La demostración de esta tesis está en el estudio que el autor hace de los casos en los que las élites políticas españolas trataron de compaginar los particularismos con la unidad nacional en un sistema democrático. Blanco Valdés ha escogido tres momentos: la república de 1873, la Segunda República y el régimen actual, al que llama "república coronada" y "federal". Los paralelismos son complicados, pero sí se puede sacar un mismo patrón: los dirigentes nacionales pusieron en marcha una descentralización para satisfacer a los particularismos territoriales, pero las élites locales forzaron el régimen hasta propiciar su ruina.

La primera parte está dedicada a la Primera República. Los factores que echaron abajo aquella experiencia son múltiples, pero hay uno que destaca: la rebelión cantonal. Los republicanos no tenían un proyecto de federalización de España, salvo la cantonalización espontánea, de la que surgiría el pacto federal para reconstruir el país. Surgió así el cantonalismo que hizo inviable la República, como señaló tarde Castelar a los diputados que le preguntaron por el proyecto constitucional: "Lo quemasteis en Cartagena". La preferencia por la insurrección antes que por las reglas de juego democráticas hizo inviable aquel régimen descentralizador.

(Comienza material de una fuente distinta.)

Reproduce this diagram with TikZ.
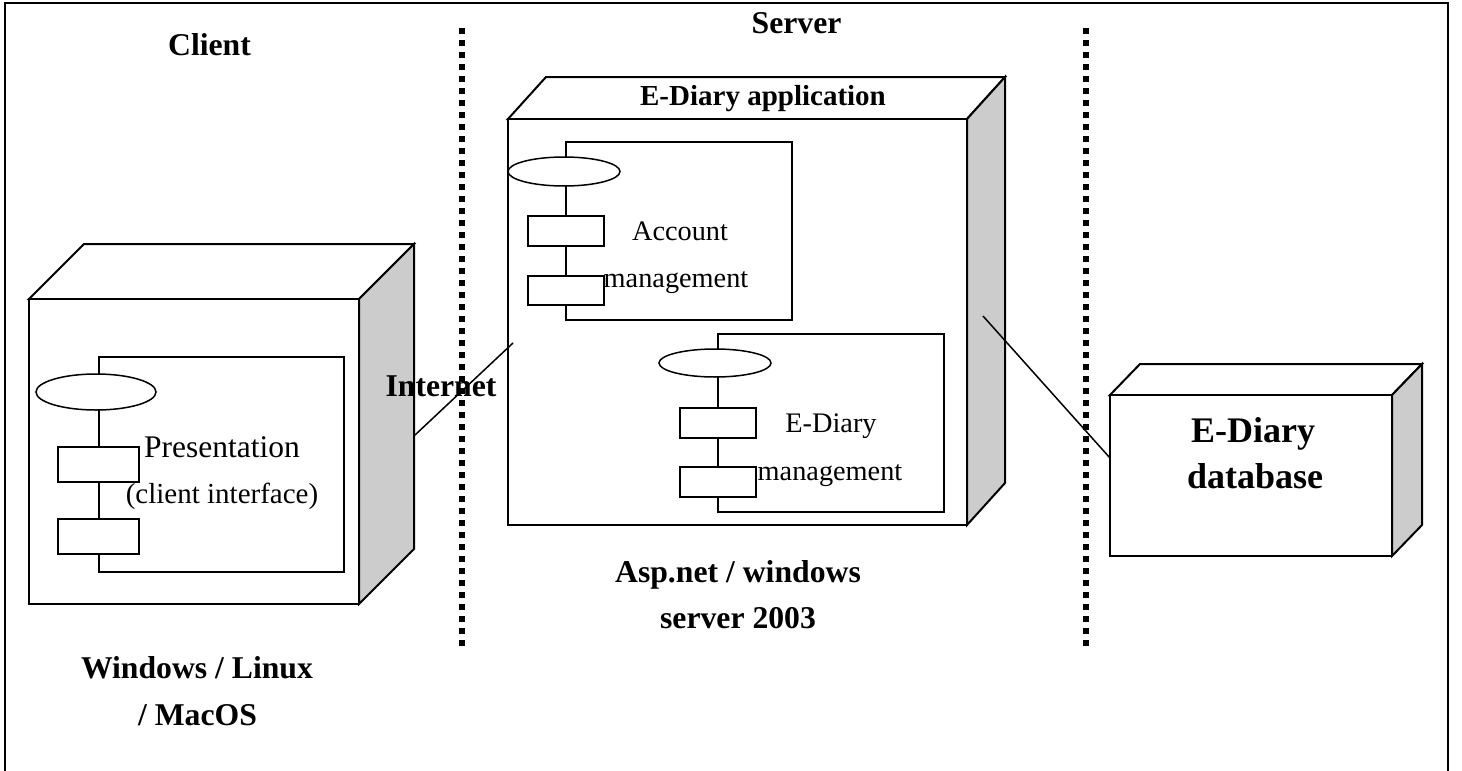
\documentclass[tikz,border=0pt]{standalone}
\usepackage{fontspec}
\setmainfont{Liberation Serif}
\usetikzlibrary{calc,shapes.geometric}
\definecolor{sidegray}{RGB}{204,204,204}
\newcommand\fsz[1]{\fontsize{#1}{#1}\selectfont}
% draws the top and side faces of a 3D node behind its front face
\newcommand\depthfaces[3]{%
  \filldraw[box, fill=white] (#1.north west) -- ++(#2,-#3) -- ($(#1.north east)+(#2,-#3)$) -- (#1.north east) -- cycle;
  \filldraw[box, fill=sidegray] (#1.north east) -- ($(#1.north east)+(#2,-#3)$) -- ($(#1.south east)+(#2,-#3)$) -- (#1.south east) -- cycle;
}
\tikzset{
  box/.style={draw, line width=2pt, line join=miter},
  front/.style={box, fill=white, rectangle, inner sep=0pt, outer sep=0pt, anchor=north west},
  comp/.style={draw, line width=1.5pt, rectangle, inner sep=0pt, outer sep=0pt, anchor=north west},
  iface/.style={draw, fill=white, line width=1.5pt, ellipse, inner sep=0pt, outer sep=0pt},
  port/.style={draw, fill=white, line width=1.5pt, rectangle, inner sep=0pt, outer sep=0pt, anchor=north west},
  sep/.style={line width=6pt, dash pattern=on 6pt off 6pt},
  link/.style={line width=1.5pt},
  title/.style={anchor=base, inner sep=0pt, font=\fsz{31.7}\bfseries},
  lbl/.style={anchor=base, inner sep=0pt},
}
\begin{document}
\begin{tikzpicture}[x=1pt, y=-1pt]
\useasboundingbox (0,0) rectangle (1462,771);
\fill[white] (0,0) rectangle (1462,771);

% outer frame
\draw[line width=2pt] (5,790) -- (5,3) -- (1448,3) -- (1448,790);

% tier separators
\draw[sep] (462,28) -- (462,646);
\draw[sep] (1086,28) -- (1086,646);

% tier titles
\node[title] (tclient) at (209.5,55) {Client};
\node[title] (tserver) at (796.5,33) {Server};

% ---- client node ----
\node[front, minimum width=330pt, minimum height=305pt] (client) at (29,299) {};
\depthfaces{client}{55}{55}
\node[front, minimum width=330pt, minimum height=305pt] at (29,299) {};
\node[comp, minimum width=245pt, minimum height=215pt] (pres) at (99,357) {};
\node[iface, minimum width=120pt, minimum height=36pt] (presi) at (96,392) {};
\node[port, minimum width=81pt, minimum height=35pt] (presp1) at (58,447) {};
\node[port, minimum width=81pt, minimum height=35pt] (presp2) at (58,519) {};
\node[lbl, font=\fsz{31.5}] (prest1) at (222,457) {Presentation};
\node[lbl, font=\fsz{29}] (prest2) at (222,503) {(client interface)};
\node[title] (tos1) at (197,678) {Windows / Linux};
\node[title] (tos2) at (197.5,725) {/ MacOS};

% ---- server node ----
\node[front, minimum width=459pt, minimum height=406pt] (server) at (508,119) {};
\depthfaces{server}{38}{42}
\node[front, minimum width=459pt, minimum height=406pt] at (508,119) {};
\node[title, font=\fsz{29}\bfseries] (tapp) at (763,105) {E-Diary application};

\node[comp, minimum width=226pt, minimum height=178pt] (acc) at (566,142) {};
\node[iface, minimum width=112pt, minimum height=29pt] (acci) at (564,171.5) {};
\node[port, minimum width=76pt, minimum height=30pt] (accp1) at (528,216) {};
\node[port, minimum width=76pt, minimum height=29pt] (accp2) at (528,276) {};
\node[lbl, font=\fsz{28.3}] (acct1) at (680,240) {Account};
\node[lbl, font=\fsz{28.3}] (acct2) at (676,287) {management};

\node[comp, minimum width=226pt, minimum height=178pt] (dia) at (718,334) {};
\node[iface, minimum width=112pt, minimum height=28pt] (diai) at (715,363) {};
\node[port, minimum width=76pt, minimum height=30pt] (diap1) at (680,408) {};
\node[port, minimum width=76pt, minimum height=30pt] (diap2) at (680,467) {};
\node[lbl, font=\fsz{28.3}] (diat1) at (831,432) {E-Diary};
\node[lbl, font=\fsz{28.3}] (diat2) at (830,480) {management};

\node[title] (tplat1) at (738,582) {Asp.net / windows};
\node[title] (tplat2) at (738,628) {server 2003};

% ---- database node ----
\node[front, minimum width=282pt, minimum height=161pt] (db) at (1110,395) {};
\depthfaces{db}{30}{31}
\node[front, minimum width=282pt, minimum height=161pt] at (1110,395) {};
\node[title, font=\fsz{36}\bfseries] (dbt1) at (1253,442) {E-Diary};
\node[title, font=\fsz{36}\bfseries] (dbt2) at (1255,488) {database};

% ---- communication paths ----
\coordinate (clientend) at (415,435);
\coordinate (serverin) at (513,343);
\coordinate (serverout) at (983,316);
\coordinate (dbend) at (1110,458);
\node[title] (tnet) at (441,396) {Internet};
\draw[link] (clientend) -- (serverin);
\draw[link] (serverout) -- (dbend);
\end{tikzpicture}
\end{document}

Sesenta años después, la Segunda República se encontró con un problema similar. Blanco Valdés señala que el primer error fue reconocer la legitimidad de la Generalitat el 14 de abril y su derecho a elaborar un estatuto antes de que se redactara la Constitución; y todo a cambio de que Macià retirara la "República Catalana de la Federación Ibérica", una declaración que rompía el Pacto de San Sebastián de 1930. Los políticos nacionales se dividieron, como muy bien cuenta el autor, entre dos opiniones autorizadas: las de Azaña y Ortega y Gasset. Mientras el primero hablaba de la confianza que le daba el Estado integral, compuesto de autonomías, para satisfacer definitivamente a los nacionalistas, el segundo explicaba que el nacionalismo no estaría nunca satisfecho dentro de España, por lo que un estatuto solo sería una solución con fecha de caducidad. El problema catalán, decía Ortega, solo se puede "conllevar". La proclamación del Estado catalán el 6 de octubre de 1934 pareció darle la razón y fue, en opinión de Blanco Valdés, el principio del fin del experimento republicano, ya que violaban la Constitución y sus reglas los mismos que las habían elaborado.

La tercera parte, dedicada al régimen de la Constitución de 1978, es la más extensa, y responde a la pregunta que inicia el libro: "¿Cómo hemos llegado a esto?". Los dirigentes de la Transición cayeron en el optimismo azañista, creyendo que un régimen estatutario amplio satisfaría a los nacionalismos vasco y catalán. Pero en realidad, señala Blanco Valdés, se diseñó un sistema federal que, rompiendo todas las teorías del federalismo, contenía nacionalidades cuyo objetivo final, y sentimental, es la independencia. La progresiva descentralización no ha calmado a los nacionalistas, sino que ha alimentado su soberanismo, al tiempo que les ha dado los resortes administrativos autonómicos para convencer a sus poblaciones.

Blanco Valdés, al calor de la infatigable campaña propagandista del nacionalismo, acaba contestando tres preguntas: ¿tienen fundamento las quejas nacionalistas sobre la insuficiente descentralización en España?, ¿es cierto que un Estado propio es la única salida frente al supuesto desprecio a la pluralidad?, ¿es cierto que los nacionalismos periféricos son la respuesta a la agresividad del nacionalismo español, que, según dicen, aspira a la uniformidad y al centralismo? El autor ve que la descentralización ha federalizado España a niveles superiores o equiparables a los Estados federales clásicos, y que la exaltación particularista y la invención histórica han llegado a niveles insospechados. Por último, niega la existencia de ese nacionalismo español agresivo, que responde a la necesaria construcción imaginaria del enemigo. Al contrario, la respuesta al desafío secesionista y a la sedición contra la Constitución y la democracia ha sido una respuesta pacífica, legal y cívica.

En definitiva, un buen libro, resultado del pesimismo ilustrado, que recomienda como Ortega conllevar el problema territorial, y mientras tanto, siguiendo las palabras de Azaña –que no su práctica–, saber que

se gobierna con la ley, con el Parlamento, y [que] una democracia se disciplina mediante la ley, que el Gobierno aplica bajo su responsabilidad. No se puede gobernar una democracia de otra manera.

Roberto L. Blanco Valdés, El laberinto territorial español. Alianza Editorial, Madrid, 2014, 471 págs.